There aren’t many things I like to write about more in my blog than little known people of the past who either made a big impact on life or were very forward thinking. Perhaps Jeremy Bentham might be my favourite though I admit I may be a little biased as I kind of count him as a friend of longstanding. Dr Johnson is up there too and I’ve written about many more.
So I was delighted to learn a little more about Charles Pearson a few days ago. Obviously I knew of him for his most famous ideas but I didn’t fully appreciate the other qualities of a man who both made a big impact on life and was very forward thinking.
Charles Pearson was born on 4th October 1793 at 25 Clement’s Lane in the City of London. He was the son of Thomas Pearson, an upholsterer and feather merchant, and his wife Sarah. After studying in Eastbourne, he was apprenticed to his father but instead studied law and qualified as a solicitor in 1816.
In 1817, he was released from his indenture by the Haberdashers’ Company and married Mary Martha Dutton. The couple had one child, Mary Dutton Pearson, born in 1820.
What I like best about Charles Pearson is that despite his comfortable upbringing and his high social status, Pearson was a radical. It’s relatively easier to be radical if you’re at the bottom of the ladder if that is your inclination.

Throughout his life Charles Pearson fought a number of campaigns on progressive and reforming issues including the removal from the Monument inscription blaming the Great Fire of London on Catholics, the abolition of packed special jury lists for political trials, and the overturning of the ban on Jews becoming stock brokers in the City.
Charles Pearson was in favour of the disestablishment of the Church of England and opposed capital punishment. Politically, he supported universal suffrage and electoral reform to balance the sizes of parliamentary constituencies. He unsuccessfully attempted to break the local monopolies developed by the gas companies, calling for the distribution pipework to be owned collectively by the consumers.
Charles Pearson was a Liberal (See Dr Alfred Salter for another forward thinking Liberal politician in south London) and was elected at the 1847 general election as a Member of Parliament for Lambeth. His campaign was prompted by a desire to promote his penal reform campaign in parliament.

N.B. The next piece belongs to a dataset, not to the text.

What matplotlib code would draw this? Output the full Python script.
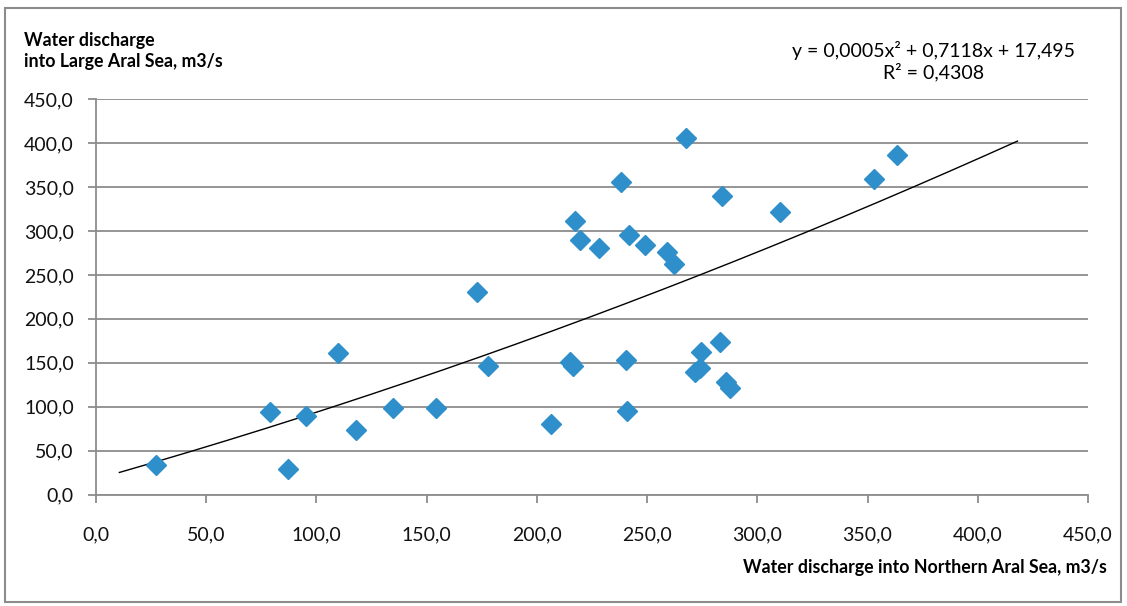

He resigned his seat in 1850.
He campaigned against corruption in jury selection, for penal reform, for the abolition of capital punishment, and for universal suffrage.
All of which I’m sure you’ll agree is quite something for a man of his era and background but despite all of this, we haven’t got to what perhaps his greatest legacy is particularly to London but the world at large.
Hard as it might be to believe, congestion on the roads of London was perhaps even worse in the early to mid 19th century than two hundred years earlier. Charles recognised the increasing congestion in the City and its rapidly growing suburbs and so published a pamphlet in 1845 calling for the construction of an underground railway through the Fleet valley to Farringdon.
The proposed railway would have been an atmospheric railway with trains pushed through tunnels by compressed air. Although the proposal was ridiculed and came to nothing (and would almost certainly have failed if it had been built, due to the shortcomings of the technology proposed), Pearson continued to lobby for a variety of railway schemes throughout the 1840s and 1850s.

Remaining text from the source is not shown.